As we reach the gates of Carton House, the canal widens out for a small harbour, no doubt so the Duke of Leinster could bring his guests right to his domain. Of course Carton House is now the home of a hotel, two golf courses and an internationally renowned training camp for sports including rugby, soccer and GAA but it was ancestral seat of the Earls of Kildare and the Dukes of Leinster since the 1100’s. The main house that now stands as part of the hotel was designed by famed architect Richard Cassels (also known as Richard Castle) who also designed other famed Irish buildings such as Leinster House and Russborough House. If you are feeling flush, you could take the walk up through the golf courses to the house for some afternoon tea. Be mindful though that it is about 2 kilometres from the gates to the front door.
Just beyond the gates as we move towards Maynooth is Pike Bridge named for Mr. William Pike and not the fish that are commonly found around this part of the canal.
It is worth leaving the canal to summit the bridge as it gives a good view over the flat lands of Kildare. In the distance can be seen Connolly’s Folly. The obelisk set above a network of arches was designed by the previously mentioned Richard Cassels and was commissioned by Katherine Connolly, wife of William Connolly, speaker of the Irish Parliament who was a grand-uncle of Thomas Connolly, husband of Lady Louisa that I previously mentioned. Confused? I sure am.

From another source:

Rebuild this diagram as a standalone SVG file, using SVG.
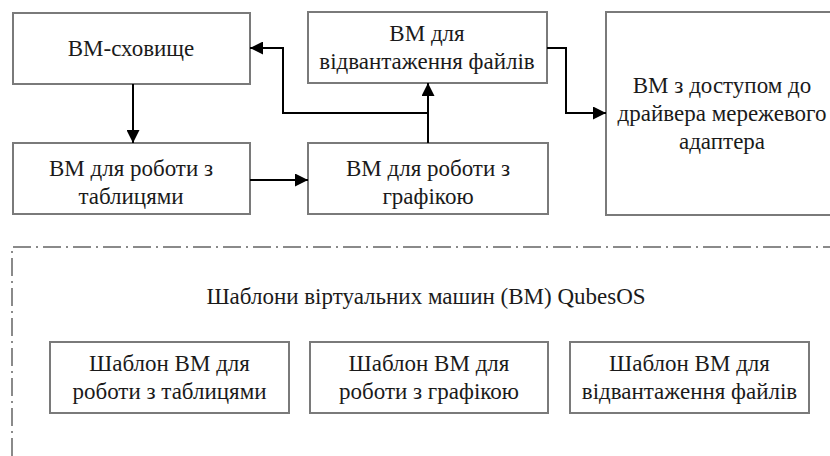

Every time I dig into the names of the people who originally contributed to the building of the Royal Canal I find more that links them to each other and to the elites of Irish society. The folly is now the logo for the Irish Georgian Society who worked to restore in the 1960’s. Buried beneath is a founding member of the society, Mariga Guinness, first wife of Desmond Guinness of Leixlip Castle.
As we emerge out on the other side of Pike’s Bridge we can see the spire of St. Patrick’s College in the distance as we make our way into Maynooth. The seminary is a contemporary of the canal both being built in the area around 1795. As we get closer to the town we can see the Straffan Road Bridge built alongside the original Mullen Bridge which leads us into Maynooth Harbour by the harbour field.
Maynooth is a historical town with a castle, a university and many great places for food. It is also my home town so it is far to easy for me to go into detail here so I would suggest if you have made it this far, you should take some time to explore the town.
We end our walk at the Maynooth Harbour slipway after travelling just under 8 kilometres from Cope Bridge at Leixlip Confey. Once again you just need to cross the footbridge to get to the train station to get back towards Dublin. Maynooth marks the end of the rail commuter zone. From here I will be hopping on my bike for the next section as we join the Royal Canal Greenway.